[Footnote B: Ohio, Texas, New Jersey, New Hampshire, Minnesota, Michigan, Massachusetts and Utah.]
In some States the courts decide what the redress shall be, but where such provision exists, no assurance is given by the law that such redress will include a correction of the returns. In at least seven States,[A] the applicants must pay all costs if they fail to prove their case a provision amounting to a penalty imposed upon those who try to enforce the law.
[Footnote A: Illinois, Michigan, Nebraska, New Jersey, West Virginia, Minnesota, Utah.]
The penalties for bribery range from $5 to $2,000 and from thirty days’ to ten years’ imprisonment, but only one state (Ohio) provides in definite terms for punishment of bribery as a part of the penalty in an election contest. In most cases proof of bribery does not throw out the vote of briber or bribed, nor does an action to throw out purchased votes in contest cases bring with it automatically punishment of the purchased voter. This omission from the contest provisions presupposes that these bribery cases would be separate actions. Thirty-two states in clear terms disfranchise (or give the Legislature power to disfranchise) bribers and bribed, but few make provision for the method of actually enforcing the law, and upon inquiry the Secretary of State of many of these states reported that, so far as he knew, no man had ever been disfranchised for this offense. This was true of states which have been notorious for political corruption.

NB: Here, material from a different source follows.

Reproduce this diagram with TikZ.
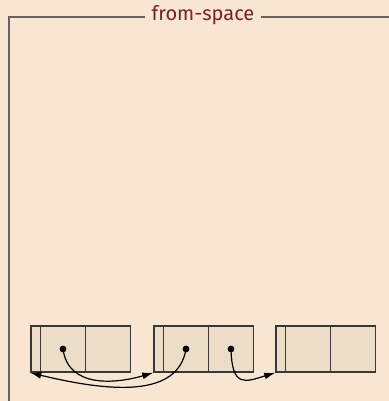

From Ohio alone has evidence been found of the actual enforcement of the disfranchisement provision. In this state nearly 1,800 bribed voters of Adams County were disfranchised in 1910 for scandalous and well-remembered corruption but in 1915 they were restored to citizenship. These cases reveal a disgraceful provision in the Ohio law, by which the briber is given immunity if he will turn State’s evidence on the bribed; the vote-buyer may purchase votes by the thousands with perfect safety provided that when suspected he will deliver up a few of the bought by way of example.
With a vague, uncertain law to define their punishment in most states, and no law at all in twenty-four states, as a preliminary security, corrupt opponents of a woman suffrage amendment find many additional aids to their nefarious acts. A briber must make sure that the bribed carries out his part of the contract. Whenever it is easy to check up the results of the bribe, corruption may reign supreme with little risk of being found out. A study of some of the recent suffrage votes gives significant food for reflection. It shows how the form, color and arrangement of the ballot may help the corrupt politician to organize ignorant voters to do his will. In Georgia and Louisiana no party names are printed on the official ballot and emblems only are used. In almost half our states, though the party name is used also, the emblem is the real guide. New York does not even relegate this emblem to the top of the column. The emblem is placed before the name of each candidate, so that the illiterate voter can make no mistake in recognizing the sign of the machine which controls his vote. Scarcely more than a dozen states have the headless ballot[A] which makes it impossible for politicians to make corrupt use of the illiterate voter.